Dalam sebuah buku yang berjudul Sex Violence and The Media diungkapkan bahwa membaca dan melihat tayangan televisi yang berbau seks dan kekerasan dapat berpengaruh kepada perilaku seseorang. Media, televisi, majalah porno, dan juga iklan yang makin hari makin bebas menonjolkan seks dan kekerasan, sangat berpengaruh terhadap penyimpangan seks dan kekerasan di masyarakat, meningkatnya kejahatan, pemerkosaan dan lainnya. Yang paling menarik, dalam buku itu, juga memberikan kesimpulan bahwa mass media sebenarnya berpengaruh terhadap perilaku, penampilan, dan situasi mental para pemirsa dan pembacanya.
Pengaruh yang diingat seseorang melalui membaca ternyata hanya sekitar 15% saja, namun pengaruh terlihat semakin meningkat kalau disertai suara bahkan adegan visual yang ternyata berpengaruh 50% bagi yang menontonnya. Karena itulah televisi sangat besar pengaruhnya dalam mengubah perilaku penontonnya. Imitasi adalah tingkat pertama pengaruh yang kelihatan jelas, dimana pemirsa melihat secara berulang-ulang perilaku tokoh idolanya dan cenderung meniru perilaku tersebut. Ini bisa dimaklumi karena salah satu perkembangan perilaku seseorang dihasilkan dari contoh mereka yang lebih dewasa, orang tua, keluarga, guru, bahkan orang lain yang menjadi idola.
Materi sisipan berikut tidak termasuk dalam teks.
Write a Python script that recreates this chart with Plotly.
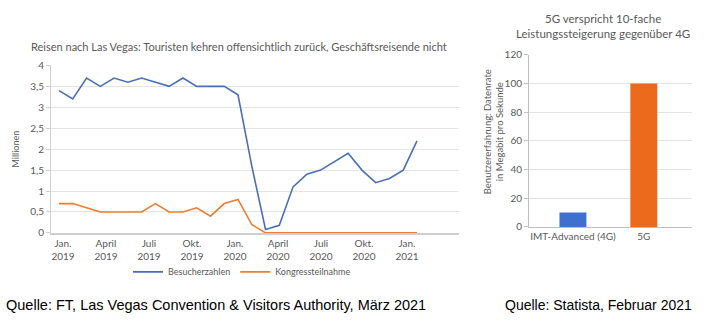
import plotly.graph_objects as go

# ---------------- data ----------------
months = list(range(27))  # Jan 2019 .. Mar 2021
besucher = [3.4, 3.2, 3.7, 3.5, 3.7, 3.6, 3.7, 3.6, 3.5, 3.7, 3.5, 3.5, 3.5, 3.3,
            1.6, 0.08, 0.18, 1.1, 1.4, 1.5, 1.7, 1.9, 1.5, 1.2, 1.3, 1.5, 2.2]
kongress = [0.7, 0.7, 0.6, 0.5, 0.5, 0.5, 0.5, 0.7, 0.5, 0.5, 0.6, 0.4, 0.7, 0.8,
            0.2, 0, 0, 0, 0, 0, 0, 0, 0, 0, 0, 0, 0]
tick_labels = ["Jan.<br>2019", "April<br>2019", "Juli<br>2019", "Okt.<br>2019",
               "Jan.<br>2020", "April<br>2020", "Juli<br>2020", "Okt.<br>2020",
               "Jan.<br>2021"]
y_ticks_left = [0, 0.5, 1, 1.5, 2, 2.5, 3, 3.5, 4]

bar_cats = ["IMT-Advanced (4G)", "5G"]
bar_vals = [10, 100]

# ---------------- styles ----------------
W, H = 706, 328
FONT = "Lato"
GRAY = "#595959"
GRID = "#e4e4e4"
BLUE = "#4a6fb7"
ORANGE = "#ed7d31"
BAR_BLUE = "#3f6fcf"
BAR_ORANGE = "#ec6a1c"

def px_x(p):
    return p / W

def px_y(p):
    return 1 - p / H

fig = go.Figure()

fig.add_trace(go.Scatter(x=months, y=besucher, mode="lines", name="Besucherzahlen",
                         line=dict(color=BLUE, width=1.6), xaxis="x", yaxis="y"))
fig.add_trace(go.Scatter(x=months, y=kongress, mode="lines", name="Kongressteilnahme",
                         line=dict(color=ORANGE, width=1.6), xaxis="x", yaxis="y"))

fig.add_trace(go.Bar(x=bar_cats, y=bar_vals, marker=dict(color=[BAR_BLUE, BAR_ORANGE], line=dict(width=0)),
                     width=0.38, showlegend=False, xaxis="x2", yaxis="y2"))

# tick positions (labels sit slightly right of the monthly points, as in the source)
tick_pos = [0.29 + 3.123 * k for k in range(len(tick_labels))]

fig.update_layout(
    width=W, height=H,
    margin=dict(l=0, r=0, t=0, b=0),
    paper_bgcolor="white", plot_bgcolor="white",
    separators=", ",
    font=dict(family=FONT, color=GRAY, size=10),
    showlegend=True,
    legend=dict(orientation="h", x=px_x(242), xanchor="center", y=px_y(276), yanchor="middle",
                font=dict(size=9, color=GRAY), bgcolor="rgba(0,0,0,0)"),
    xaxis=dict(domain=[px_x(51), px_x(459)], range=[-0.58, 29.05],
               tickvals=tick_pos, ticktext=tick_labels, tickfont=dict(size=10, color=GRAY),
               showgrid=False, zeroline=False, showline=True, linecolor="#cfcfcf", linewidth=2,
               ticks="", anchor="y"),
    yaxis=dict(domain=[px_y(235.5), px_y(61.7)], range=[0, 4],
               tickvals=y_ticks_left, tickfont=dict(size=10, color=GRAY),
               showgrid=True, gridcolor=GRID, gridwidth=1, zeroline=False,
               showline=True, linecolor="#cfcfcf", linewidth=1,
               ticks="outside", ticklen=4, tickcolor="#cfcfcf",
               title=dict(text="Millionen", font=dict(size=9, color=GRAY), standoff=8),
               anchor="x"),
    xaxis2=dict(domain=[px_x(529), px_x(692)], range=[-0.62, 1.68], type="category",
                tickfont=dict(size=10, color=GRAY), showgrid=False, zeroline=False,
                showline=True, linecolor="#bfbfbf", linewidth=1, ticks="", anchor="y2"),
    yaxis2=dict(domain=[px_y(229.3), px_y(50.7)], range=[0, 120], dtick=20,
                tickfont=dict(size=10, color=GRAY),
                showgrid=True, gridcolor=GRID, gridwidth=1, zeroline=False,
                showline=True, linecolor="#bfbfbf", linewidth=1,
                ticks="outside", ticklen=4, tickcolor="#bfbfbf", anchor="x2"),
    annotations=[
        dict(text="Reisen nach Las Vegas: Touristen kehren offensichtlich zurück, Geschäftsreisende nicht",
             x=px_x(239), y=px_y(42), xref="paper", yref="paper", showarrow=False,
             xanchor="center", yanchor="middle", font=dict(size=11, color=GRAY, family=FONT)),
        dict(text="5G verspricht 10-fache",
             x=px_x(603), y=px_y(12.5), xref="paper", yref="paper", showarrow=False,
             xanchor="center", yanchor="middle", font=dict(size=11.5, color=GRAY, family=FONT)),
        dict(text="Leistungssteigerung gegenüber 4G",
             x=px_x(603), y=px_y(28.5), xref="paper", yref="paper", showarrow=False,
             xanchor="center", yanchor="middle", font=dict(size=11.5, color=GRAY, family=FONT)),
        dict(text="Benutzererfahrung: Datenrate<br>in Megabit pro Sekunde",
             x=px_x(493), y=px_y(130), xref="paper", yref="paper", showarrow=False,
             textangle=-90, xanchor="center", yanchor="middle",
             font=dict(size=9.5, color=GRAY, family=FONT)),
        dict(text="Quelle: FT, Las Vegas Convention &amp; Visitors Authority, März 2021",
             x=px_x(4), y=px_y(310), xref="paper", yref="paper", showarrow=False,
             xanchor="left", yanchor="middle",
             font=dict(size=14.5, color="#000000", family="Liberation Sans")),
        dict(text="Quelle: Statista, Februar 2021",
             x=px_x(503), y=px_y(310), xref="paper", yref="paper", showarrow=False,
             xanchor="left", yanchor="middle",
             font=dict(size=14, color="#000000", family="Liberation Sans")),
    ],
)

fig.write_html("out.html")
Berdasarkan kajian yang telah dikemukakan diatas, dapat ditarik kesimpulan, bahwa peran serta tayangan televisi sangat besar dalam perkembangan anak, terkhusus lagi terhadap pola pikir, sikap dan perilaku anak di sekolah. Dikhususkan pada anak usia 2-7 tahun (menurut konsep kognisi Piaget) dimana anak mengalami perkembangan pesat dalam bahasa, dan hanya bisa menyimpulkan sesuatu berdasarkan apa yang mereka lihat. Apabila anak pada usia ini selalu mendapatkan teman yang berupa tayangan televisi, maka hal tersebut akan sangat mempengaruhi perkembangan sikap dan perilaku anak tersebut. Mereka sedikit banyak akan meniru apa yang mereka lihat dari tayangan televisi tersebut. 
Menurut APA, berdasarkan penelitian yang telah dilakukan, banyak bukti menunjukan bahwa tayangan televisi khususnya tayangan kekerasan dapat menyebabkan perilaku agresif, desensitisasi terhadap kekerasan, mimpi buruk, dan takut dirugikan. Menonton tayangan kekerasan juga dapat menyebabkan penontonnya kurang memiliki empati terhadap orang lain. Maka dari itu, apabila anak- anak terlalu sering didampingi oleh tayangan televisi, akan ada kemungkinan nantinya anak tersebut tidak sengaja menonton tayangan kekerasan tersebut. Disinilah diperlukan peran serta orang tua dan guru, yang mana sebelumnya sudah dikatakan bahwa guru dan orang tua merupakan pembimbing si anak dalam memanfaatkan tayangan yang ada di televisi tersebut.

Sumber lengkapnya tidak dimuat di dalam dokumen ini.